Java递归解决n皇后问题
题目
八皇后问题是一个以国际象棋为背景的问题:如何能够在 8×8 的国际象棋棋盘上放置八个皇后,使得任何一个皇后都无法直接吃掉其他的皇后?这道题目也可以稍微延伸一下,变为 N×N的棋盘上放置N个皇后,其他条件相同。
下面介绍一种比较简单易懂的实现方式。
代码
import java.util.ArrayList;
import java.util.List;
/**
* Created by GuanDS on 2018/9/20.
*/
public class Queen {
public static void main(String[] args) {
long currentTime = System.currentTimeMillis();
int n = 8;
Queen queen = new Queen();
short[] cols = queen.getNewShort(n); // 初始化数组, 存放列, 不能为默认值, 设置为2*n
queen.putQueen(new short[n][n], (short) 0, cols, cols.clone(), cols.clone());
System.out.println(n + "皇后, 共 " + queen.list.size() + " 种情况, 用时: " + (System.currentTimeMillis() - currentTime) + "ms");
}
private List list = new ArrayList<>();
/**
* 递归存放皇后
* @param queens 历史数组
* @param c 当前第c个
* @param cols 以存放皇后的列序
* @param rowAddCols 行序+列序
* @param rowSubCols 行序-列序
*/
private void putQueen(short[][] queens, short c, short[] cols, short[] rowAddCols, short[] rowSubCols) {
for (short i = 0; i < queens.length; i++) {
if (isContains(cols, i)
|| isContains(rowAddCols, (short) (c + i))

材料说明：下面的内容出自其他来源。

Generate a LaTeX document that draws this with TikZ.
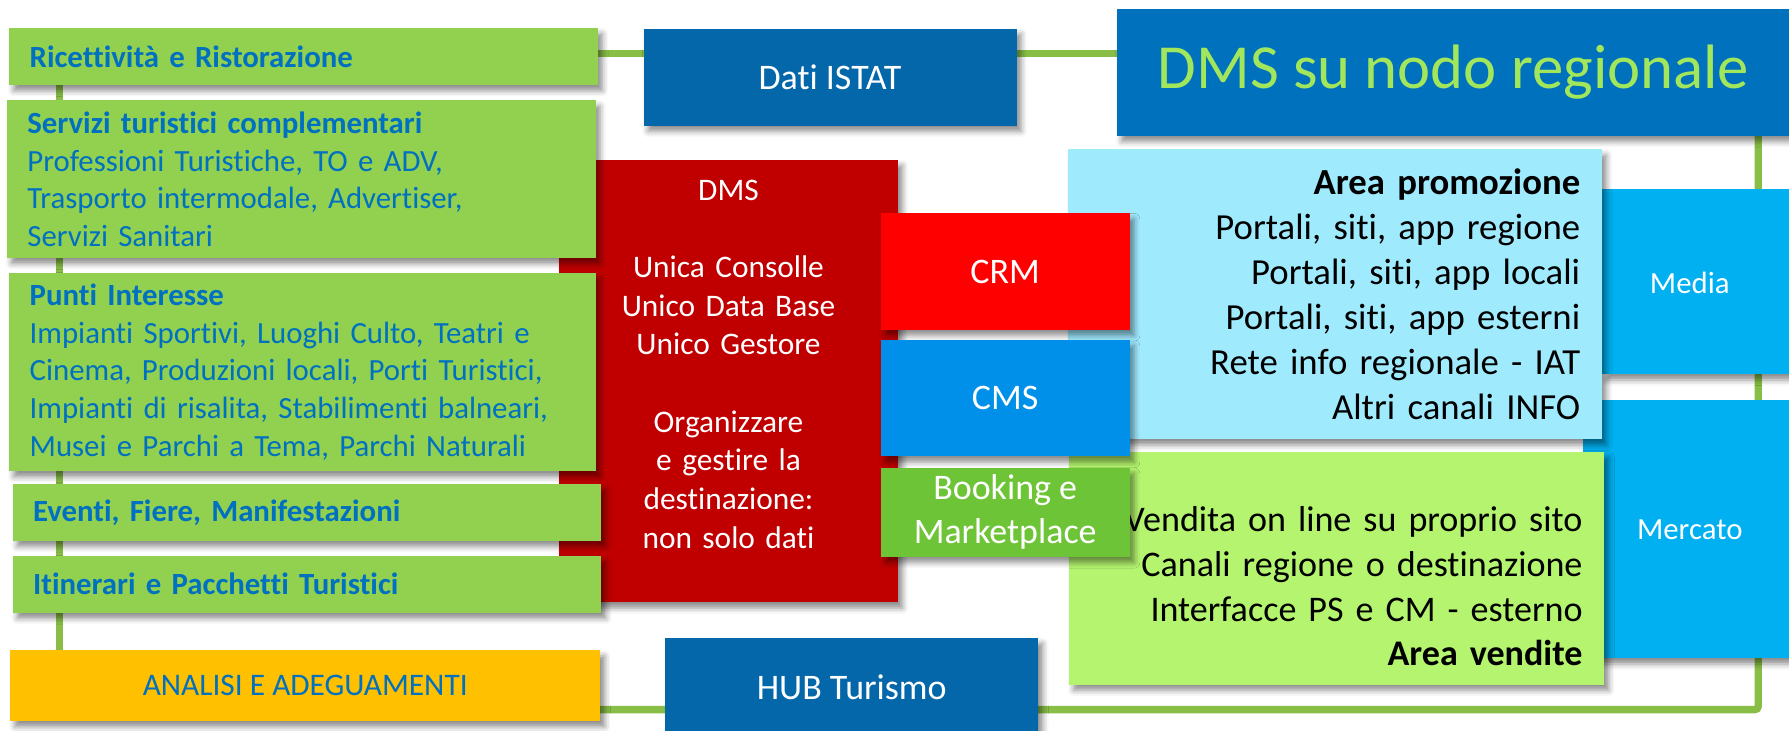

|| isContains(rowSubCols, (short) (c - i))) {
continue;
}
short[][] tqueens = copy(queens);
short[] tcols = cols.clone();
short[] trowAddCols = rowAddCols.clone();
short[] trowSubCols = rowSubCols.clone();
tqueens[c][i] = 1;
tcols[c] = i;
trowAddCols[c] = (short) (c + i);
trowSubCols[c] = (short) (c - i);
if (c >= queens.length - 1) {
list.add(tqueens);
} else {
putQueen(tqueens, (short) (c + 1), tcols, trowAddCols, trowSubCols);
}
}
}
// 判断数组中是否包含某元素
private boolean isContains(short[] array, short n) {
for (short i : array) {
if (i == n) {
return true;
}
}
return false;
}
// 初始化一个新的short数组
private short[] getNewShort(int n) {
short[] shorts = new short[n];
for (int i = 0; i < n; i++) {
shorts[i] = (short) (2 * n);
}
return shorts;
}
// copy二维short数组
private static short[][] copy(short[][] array) {
short[][] result = new short[array.length][array[0].length];
for (int m = 0; m < array.length; m++) {
for (int n = 0; n < array[0].length; n++) {
result[m][n] = array[m][n];
}
}
return result;
}
} 扩展
执行15皇后时, 需要运行270s左右, 性能很差, 因为使用了二维数组, 及三个一位数组作为参数传递.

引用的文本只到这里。